TASK DETAILS >>
Everything from the first line of the data through the line with "d3.scaleLinear().domain([-3, 4]).range([plot.bottom, plot.top]);" is to be echoed exactly, minus the pictures.

DATASET SECTION >>
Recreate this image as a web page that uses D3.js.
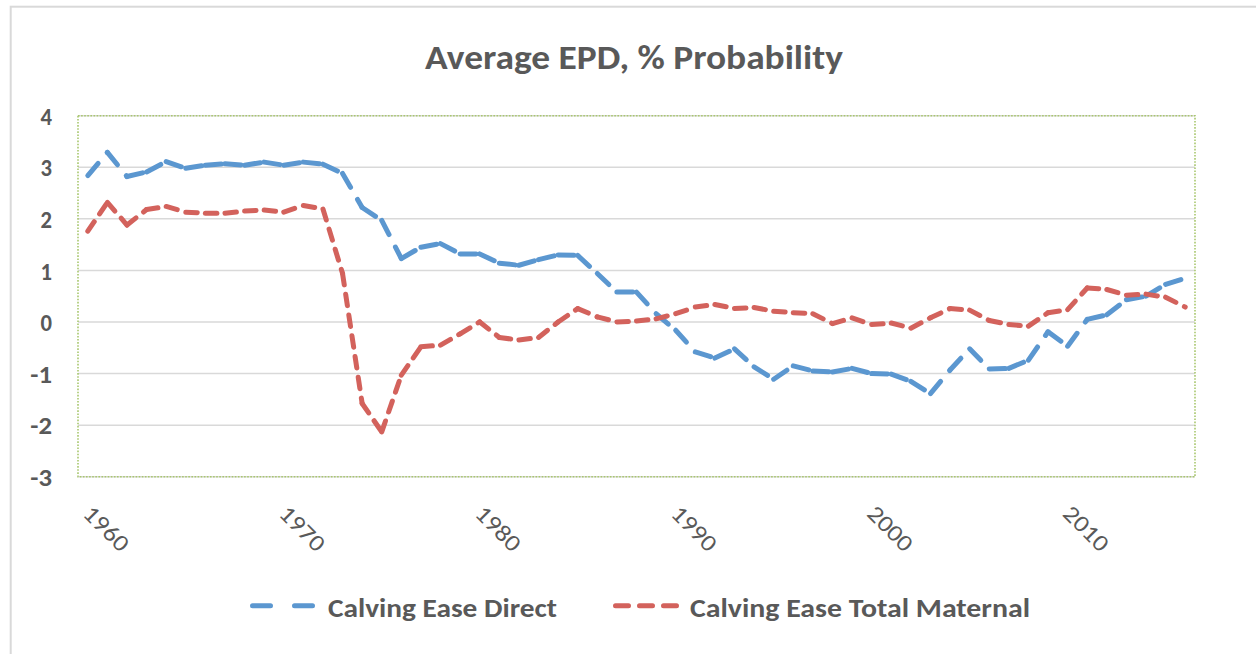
<!DOCTYPE html>
<html>
<head>
<meta charset="utf-8">
<script src="https://cdn.jsdelivr.net/npm/d3@7"></script>
<style>
  body { margin: 0; background: #fff; }
  text { font-family: Carlito, Calibri, Lato, "Open Sans", sans-serif; fill: #595959; }
</style>
</head>
<body>
<div id="chart"></div>
<script>
// Daten
const years = d3.range(1960, 2017);
const yTicks = [-3, -2, -1, 0, 1, 2, 3, 4];
const xLabels = [1960, 1970, 1980, 1990, 2000, 2010];
const seriesNames = ["Calving Ease Direct", "Calving Ease Total Maternal"];

const ceDirect = [2.84, 3.29, 2.82, 2.91, 3.11, 2.98, 3.04, 3.07, 3.04, 3.10,
  3.04, 3.10, 3.06, 2.88, 2.22, 1.97, 1.23, 1.45, 1.52, 1.32,
  1.32, 1.14, 1.10, 1.21, 1.30, 1.29, 0.94, 0.58, 0.58, 0.16,
  -0.16, -0.58, -0.70, -0.52, -0.87, -1.11, -0.85, -0.95, -0.97, -0.90,
  -1.00, -1.01, -1.15, -1.39, -0.93, -0.52, -0.91, -0.90, -0.74, -0.19,
  -0.47, 0.05, 0.14, 0.43, 0.50, 0.73, 0.85];

const ceMaternal = [1.76, 2.32, 1.88, 2.18, 2.24, 2.13, 2.11, 2.11, 2.15, 2.17,
  2.13, 2.26, 2.19, 0.94, -1.58, -2.13, -1.03, -0.48, -0.45, -0.23,
  0.00, -0.30, -0.35, -0.30, 0.00, 0.26, 0.10, 0.00, 0.02, 0.06,
  0.16, 0.29, 0.34, 0.26, 0.28, 0.21, 0.18, 0.16, -0.03, 0.08,
  -0.05, -0.02, -0.12, 0.08, 0.26, 0.23, 0.03, -0.05, -0.08, 0.18,
  0.24, 0.66, 0.63, 0.52, 0.54, 0.48, 0.29];

const W = 1256, H = 654;
const plot = { left: 78, right: 1195, top: 115.7, bottom: 476.7 };

const svg = d3.select("#chart").append("svg")
  .attr("width", W).attr("height", H);

svg.append("rect").attr("width", W).attr("height", H).attr("fill", "#fff");

// Rahmen des Diagramms
svg.append("rect")
  .attr("x", 10.7).attr("y", 6.7)
  .attr("width", W + 50).attr("height", H + 50)
  .attr("fill", "none").attr("stroke", "#d9d9d9").attr("stroke-width", 2);

const x = d3.scaleBand().domain(years).range([plot.left, plot.right]);
const cx = d => x(d) + x.bandwidth() / 2;
const y = d3.scaleLinear().domain([-3, 4]).range([plot.bottom, plot.top]);

// Text mit Höhe über font-size und Breite über scale(sx,1) anpassen
function label(str, o) {
  const t = svg.append("text")
    .attr("text-anchor", o.anchor || "start")
    .attr("font-size", o.size)
    .attr("font-weight", o.bold ? "bold" : null)
    .text(str);
  if (o.middle) t.attr("dominant-baseline", "central");
  const sx = o.width ? o.width / t.node().getComputedTextLength() : 1;
  t.attr("transform", `translate(${o.x},${o.y}) rotate(${o.rotate || 0}) scale(${sx},1)`);
  return t;
}

// Gitterlinien
svg.append("g").selectAll("line").data(yTicks).join("line")
  .attr("x1", plot.left).attr("x2", plot.right)
  .attr("y1", d => y(d)).attr("y2", d => y(d))
  .attr("stroke", "#d9d9d9").attr("stroke-width", 1.5);

// Plotbereich (gepunktet)
svg.append("rect")
  .attr("x", plot.left).attr("y", plot.top)
  .attr("width", plot.right - plot.left).attr("height", plot.bottom - plot.top)
  .attr("fill", "none").attr("stroke", "#a9c76e")
  .attr("stroke-width", 1.6).attr("stroke-dasharray", "1.6,1.5");

// Y-Achse: Ziffernhöhe ~16.7px
yTicks.forEach(t => {
  label(t, { x: 52, y: y(t) + 1, anchor: "end", middle: true, bold: true,
    size: 23.5, width: String(t).length === 2 ? 21.7 : 11.5 });
});

// X-Achse (gedreht, 45°)
xLabels.forEach(lbl => {
  label(lbl, { x: cx(lbl) - 6, y: 515, size: 23.5, width: 54, rotate: 45 });
});

// Linien: Strichmuster startet bei jedem Segment neu (wie Excel)
function drawSeries(values, color, dash) {
  const g = svg.append("g");
  const segs = d3.pairs(years.map((yr, i) => [cx(yr), y(values[i])]));
  g.selectAll("line").data(segs).join("line")
    .attr("x1", d => d[0][0]).attr("y1", d => d[0][1])
    .attr("x2", d => d[1][0]).attr("y2", d => d[1][1])
    .attr("stroke", color).attr("stroke-width", 5)
    .attr("stroke-linecap", "round")
    .attr("stroke-dasharray", dash);
}

const blue = "#5b97d0", red = "#d3625c";
drawSeries(ceDirect, blue, "16,14");
drawSeries(ceMaternal, red, "11.5,9.5");

// Titel
label("Average EPD, % Probability", { x: 634, y: 69, anchor: "middle", bold: true, size: 34.5, width: 418 });

// Legende
const legY = 605.7;
svg.append("line")
  .attr("x1", 252.5).attr("x2", 313.5).attr("y1", legY).attr("y2", legY)
  .attr("stroke", blue).attr("stroke-width", 5).attr("stroke-linecap", "round")
  .attr("stroke-dasharray", "18,24");
label(seriesNames[0], { x: 328, y: 616.5, bold: true, size: 25.5, width: 229 });

svg.append("line")
  .attr("x1", 615.5).attr("x2", 676.5).attr("y1", legY).attr("y2", legY)
  .attr("stroke", red).attr("stroke-width", 5).attr("stroke-linecap", "round")
  .attr("stroke-dasharray", "13,11");
label(seriesNames[1], { x: 690, y: 616.5, bold: true, size: 25.5, width: 340 });
</script>
</body>
</html>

SOLUTION FOR THIS EXERCISE >>
Recreate this image as a web page that uses D3.js.
<!DOCTYPE html>
<html>
<head>
<meta charset="utf-8">
<script src="https://cdn.jsdelivr.net/npm/d3@7"></script>
<style>
  body { margin: 0; background: #fff; }
  text { font-family: Carlito, Calibri, Lato, "Open Sans", sans-serif; fill: #595959; }
</style>
</head>
<body>
<div id="chart"></div>
<script>
// Daten
const years = d3.range(1960, 2017);
const yTicks = [-3, -2, -1, 0, 1, 2, 3, 4];
const xLabels = [1960, 1970, 1980, 1990, 2000, 2010];
const seriesNames = ["Calving Ease Direct", "Calving Ease Total Maternal"];

const ceDirect = [2.84, 3.29, 2.82, 2.91, 3.11, 2.98, 3.04, 3.07, 3.04, 3.10,
  3.04, 3.10, 3.06, 2.88, 2.22, 1.97, 1.23, 1.45, 1.52, 1.32,
  1.32, 1.14, 1.10, 1.21, 1.30, 1.29, 0.94, 0.58, 0.58, 0.16,
  -0.16, -0.58, -0.70, -0.52, -0.87, -1.11, -0.85, -0.95, -0.97, -0.90,
  -1.00, -1.01, -1.15, -1.39, -0.93, -0.52, -0.91, -0.90, -0.74, -0.19,
  -0.47, 0.05, 0.14, 0.43, 0.50, 0.73, 0.85];

const ceMaternal = [1.76, 2.32, 1.88, 2.18, 2.24, 2.13, 2.11, 2.11, 2.15, 2.17,
  2.13, 2.26, 2.19, 0.94, -1.58, -2.13, -1.03, -0.48, -0.45, -0.23,
  0.00, -0.30, -0.35, -0.30, 0.00, 0.26, 0.10, 0.00, 0.02, 0.06,
  0.16, 0.29, 0.34, 0.26, 0.28, 0.21, 0.18, 0.16, -0.03, 0.08,
  -0.05, -0.02, -0.12, 0.08, 0.26, 0.23, 0.03, -0.05, -0.08, 0.18,
  0.24, 0.66, 0.63, 0.52, 0.54, 0.48, 0.29];

const W = 1256, H = 654;
const plot = { left: 78, right: 1195, top: 115.7, bottom: 476.7 };

const svg = d3.select("#chart").append("svg")
  .attr("width", W).attr("height", H);

svg.append("rect").attr("width", W).attr("height", H).attr("fill", "#fff");

// Rahmen des Diagramms
svg.append("rect")
  .attr("x", 10.7).attr("y", 6.7)
  .attr("width", W + 50).attr("height", H + 50)
  .attr("fill", "none").attr("stroke", "#d9d9d9").attr("stroke-width", 2);

const x = d3.scaleBand().domain(years).range([plot.left, plot.right]);
const cx = d => x(d) + x.bandwidth() / 2;
const y = d3.scaleLinear().domain([-3, 4]).range([plot.bottom, plot.top]);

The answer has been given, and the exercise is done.